### REQUEST
From the listing that follows, output everything exactly except the pictures.

### MATERIAL PROVIDED
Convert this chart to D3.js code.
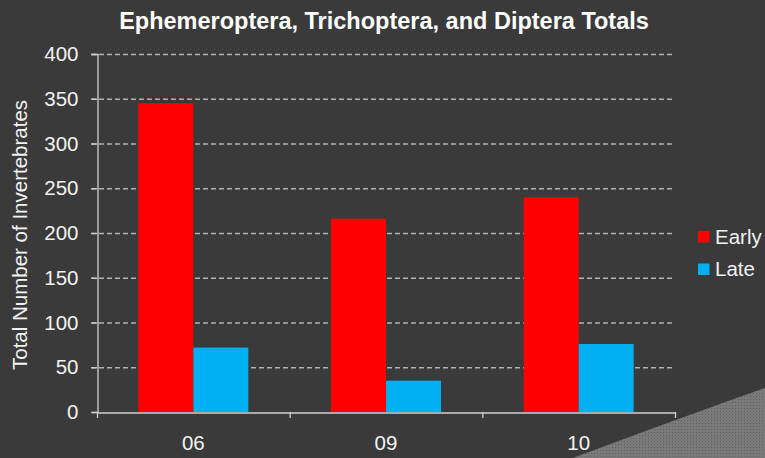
<!DOCTYPE html>
<html>
<head>
<meta charset="utf-8">
<script src="https://cdn.jsdelivr.net/npm/d3@7/dist/d3.min.js"></script>
<style>
  html, body { margin: 0; padding: 0; background: #3a3a3a; }
  svg { display: block; font-family: Arial, "Liberation Sans", sans-serif; }
</style>
</head>
<body>
<div class="board"></div>
<script>
// values
var years = ['06', '09', '10'];
var seriesNames = ['Early', 'Late'];
var earlyTotals = [345, 216, 240];
var lateTotals = [72, 35, 76];
var yTicks = [0, 50, 100, 150, 200, 250, 300, 350, 400];

var colors = { Early: '#ff0000', Late: '#00b0f0' };

var opts = {
  width: 765,
  height: 458,
  left: 97,
  right: 675,
  top: 54,
  bottom: 412
};

var svg = d3.select('.board')
  .append('svg')
  .attr('width', opts.width)
  .attr('height', opts.height);

var defs = svg.append('defs');
var pat = defs.append('pattern')
  .attr('id', 'dots')
  .attr('width', 3)
  .attr('height', 3)
  .attr('patternUnits', 'userSpaceOnUse');
pat.append('rect').attr('width', 3).attr('height', 3).attr('fill', '#7a7a7a');
pat.append('rect').attr('width', 1).attr('height', 1).attr('fill', '#606060');

svg.append('rect')
  .attr('width', opts.width)
  .attr('height', opts.height)
  .attr('fill', '#3a3a3a');

// page curl in the lower right corner
svg.append('path')
  .attr('d', 'M573,458 Q672,421 765,388 L765,458 Z')
  .attr('fill', 'url(#dots)');

var x = d3.scaleBand().domain(years).range([opts.left, opts.right]);
var x1 = d3.scaleBand().domain(seriesNames).range([0, 110]);
var y = d3.scaleLinear().domain([0, 400]).range([opts.bottom, opts.top]);

// grid lines
svg.append('g')
  .selectAll('line')
  .data(yTicks.slice(1))
  .enter().append('line')
  .attr('x1', opts.left - 6)
  .attr('x2', opts.right)
  .attr('y1', function(d) { return y(d) + 0.5; })
  .attr('y2', function(d) { return y(d) + 0.5; })
  .attr('stroke', '#b0b0b0')
  .attr('stroke-width', 1.3)
  .attr('stroke-dasharray', '5,3');

var rows = years.map(function(yr, i) {
  return { year: yr, Early: earlyTotals[i], Late: lateTotals[i] };
});

var groups = svg.append('g')
  .selectAll('g')
  .data(rows)
  .enter().append('g')
  .attr('transform', function(d) {
    return 'translate(' + (x(d.year) + x.bandwidth() / 2 - 55) + ',0)';
  });

groups.selectAll('rect')
  .data(function(d) {
    return seriesNames.map(function(s) { return { key: s, value: d[s] }; });
  })
  .enter().append('rect')
  .attr('x', function(d) { return x1(d.key); })
  .attr('width', x1.bandwidth())
  .attr('y', function(d) { return y(d.value); })
  .attr('height', function(d) { return opts.bottom - y(d.value); })
  .attr('fill', function(d) { return colors[d.key]; });

// y axis
var yAxis = svg.append('g')
  .attr('transform', 'translate(' + (opts.left + 0.5) + ',0)')
  .call(d3.axisLeft(y).tickValues(yTicks).tickSize(6).tickPadding(13));
yAxis.select('.domain').attr('stroke', '#d0d0d0').attr('stroke-width', 1.3);
yAxis.selectAll('.tick line').attr('stroke', '#d0d0d0').attr('stroke-width', 1.3);
yAxis.selectAll('.tick text')
  .attr('fill', '#f2f2f2')
  .attr('font-size', 20.5)
  .attr('font-family', 'Arial, "Liberation Sans", sans-serif');

// x axis
var xAxis = svg.append('g')
  .attr('transform', 'translate(0,' + (opts.bottom + 0.5) + ')')
  .call(d3.axisBottom(x).tickSize(0).tickPadding(23));
xAxis.select('.domain').attr('stroke', '#d0d0d0').attr('stroke-width', 1.3);
xAxis.selectAll('.tick text')
  .attr('fill', '#f2f2f2')
  .attr('font-size', 20.5)
  .attr('font-family', 'Arial, "Liberation Sans", sans-serif');

// category separators on the x axis
svg.append('g')
  .selectAll('line')
  .data(years.concat(['end']))
  .enter().append('line')
  .attr('x1', function(d, i) { return i < years.length ? x(d) + 0.5 : opts.right + 0.5; })
  .attr('x2', function(d, i) { return i < years.length ? x(d) + 0.5 : opts.right + 0.5; })
  .attr('y1', opts.bottom)
  .attr('y2', opts.bottom + 6)
  .attr('stroke', '#d0d0d0')
  .attr('stroke-width', 1.3);

// title
svg.append('text')
  .attr('x', 384)
  .attr('y', 29)
  .attr('text-anchor', 'middle')
  .attr('fill', '#ffffff')
  .attr('font-size', 23.5)
  .attr('font-weight', 'bold')
  .text('Ephemeroptera, Trichoptera, and Diptera Totals');

// y axis label
svg.append('text')
  .attr('transform', 'translate(27,235) rotate(-90)')
  .attr('text-anchor', 'middle')
  .attr('fill', '#f2f2f2')
  .attr('font-size', 20.5)
  .text('Total Number of Invertebrates');

// legend
var legend = svg.append('g')
  .selectAll('g')
  .data(seriesNames)
  .enter().append('g')
  .attr('transform', function(d, i) { return 'translate(698,' + (231 + i * 32.5) + ')'; });

legend.append('rect')
  .attr('width', 11.5)
  .attr('height', 11.5)
  .attr('fill', function(d) { return colors[d]; });

legend.append('text')
  .attr('x', 17)
  .attr('y', 12.5)
  .attr('fill', '#f2f2f2')
  .attr('font-size', 20.5)
  .text(function(d) { return d; });
</script>
</body>
</html>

### REPLY TO THE EXERCISE
Convert this chart to D3.js code.
<!DOCTYPE html>
<html>
<head>
<meta charset="utf-8">
<script src="https://cdn.jsdelivr.net/npm/d3@7/dist/d3.min.js"></script>
<style>
  html, body { margin: 0; padding: 0; background: #3a3a3a; }
  svg { display: block; font-family: Arial, "Liberation Sans", sans-serif; }
</style>
</head>
<body>
<div class="board"></div>
<script>
// values
var years = ['06', '09', '10'];
var seriesNames = ['Early', 'Late'];
var earlyTotals = [345, 216, 240];
var lateTotals = [72, 35, 76];
var yTicks = [0, 50, 100, 150, 200, 250, 300, 350, 400];

var colors = { Early: '#ff0000', Late: '#00b0f0' };

var opts = {
  width: 765,
  height: 458,
  left: 97,
  right: 675,
  top: 54,
  bottom: 412
};

var svg = d3.select('.board')
  .append('svg')
  .attr('width', opts.width)
  .attr('height', opts.height);

var defs = svg.append('defs');
var pat = defs.append('pattern')
  .attr('id', 'dots')
  .attr('width', 3)
  .attr('height', 3)
  .attr('patternUnits', 'userSpaceOnUse');
pat.append('rect').attr('width', 3).attr('height', 3).attr('fill', '#7a7a7a');
pat.append('rect').attr('width', 1).attr('height', 1).attr('fill', '#606060');

svg.append('rect')
  .attr('width', opts.width)
  .attr('height', opts.height)
  .attr('fill', '#3a3a3a');

// page curl in the lower right corner
svg.append('path')
  .attr('d', 'M573,458 Q672,421 765,388 L765,458 Z')
  .attr('fill', 'url(#dots)');

var x = d3.scaleBand().domain(years).range([opts.left, opts.right]);
var x1 = d3.scaleBand().domain(seriesNames).range([0, 110]);
var y = d3.scaleLinear().domain([0, 400]).range([opts.bottom, opts.top]);

// grid lines
svg.append('g')
  .selectAll('line')
  .data(yTicks.slice(1))
  .enter().append('line')
  .attr('x1', opts.left - 6)
  .attr('x2', opts.right)
  .attr('y1', function(d) { return y(d) + 0.5; })
  .attr('y2', function(d) { return y(d) + 0.5; })
  .attr('stroke', '#b0b0b0')
  .attr('stroke-width', 1.3)
  .attr('stroke-dasharray', '5,3');

var rows = years.map(function(yr, i) {
  return { year: yr, Early: earlyTotals[i], Late: lateTotals[i] };
});

var groups = svg.append('g')
  .selectAll('g')
  .data(rows)
  .enter().append('g')
  .attr('transform', function(d) {
    return 'translate(' + (x(d.year) + x.bandwidth() / 2 - 55) + ',0)';
  });

groups.selectAll('rect')
  .data(function(d) {
    return seriesNames.map(function(s) { return { key: s, value: d[s] }; });
  })
  .enter().append('rect')
  .attr('x', function(d) { return x1(d.key); })
  .attr('width', x1.bandwidth())
  .attr('y', function(d) { return y(d.value); })
  .attr('height', function(d) { return opts.bottom - y(d.value); })
  .attr('fill', function(d) { return colors[d.key]; });

// y axis
var yAxis = svg.append('g')
  .attr('transform', 'translate(' + (opts.left + 0.5) + ',0)')
  .call(d3.axisLeft(y).tickValues(yTicks).tickSize(6).tickPadding(13));
yAxis.select('.domain').attr('stroke', '#d0d0d0').attr('stroke-width', 1.3);
yAxis.selectAll('.tick line').attr('stroke', '#d0d0d0').attr('stroke-width', 1.3);
yAxis.selectAll('.tick text')
  .attr('fill', '#f2f2f2')
  .attr('font-size', 20.5)
  .attr('font-family', 'Arial, "Liberation Sans", sans-serif');

// x axis
var xAxis = svg.append('g')
  .attr('transform', 'translate(0,' + (opts.bottom + 0.5) + ')')
  .call(d3.axisBottom(x).tickSize(0).tickPadding(23));
xAxis.select('.domain').attr('stroke', '#d0d0d0').attr('stroke-width', 1.3);
xAxis.selectAll('.tick text')
  .attr('fill', '#f2f2f2')
  .attr('font-size', 20.5)
  .attr('font-family', 'Arial, "Liberation Sans", sans-serif');

// category separators on the x axis
svg.append('g')
  .selectAll('line')
  .data(years.concat(['end']))
  .enter().append('line')
  .attr('x1', function(d, i) { return i < years.length ? x(d) + 0.5 : opts.right + 0.5; })
  .attr('x2', function(d, i) { return i < years.length ? x(d) + 0.5 : opts.right + 0.5; })
  .attr('y1', opts.bottom)
  .attr('y2', opts.bottom + 6)
  .attr('stroke', '#d0d0d0')
  .attr('stroke-width', 1.3);

// title
svg.append('text')
  .attr('x', 384)
  .attr('y', 29)
  .attr('text-anchor', 'middle')
  .attr('fill', '#ffffff')
  .attr('font-size', 23.5)
  .attr('font-weight', 'bold')
  .text('Ephemeroptera, Trichoptera, and Diptera Totals');

// y axis label
svg.append('text')
  .attr('transform', 'translate(27,235) rotate(-90)')
  .attr('text-anchor', 'middle')
  .attr('fill', '#f2f2f2')
  .attr('font-size', 20.5)
  .text('Total Number of Invertebrates');

// legend
var legend = svg.append('g')
  .selectAll('g')
  .data(seriesNames)
  .enter().append('g')
  .attr('transform', function(d, i) { return 'translate(698,' + (231 + i * 32.5) + ')'; });

legend.append('rect')
  .attr('width', 11.5)
  .attr('height', 11.5)
  .attr('fill', function(d) { return colors[d]; });

legend.append('text')
  .attr('x', 17)
  .attr('y', 12.5)
  .attr('fill', '#f2f2f2')
  .attr('font-size', 20.5)
  .text(function(d) { return d; });
</script>
</body>
</html>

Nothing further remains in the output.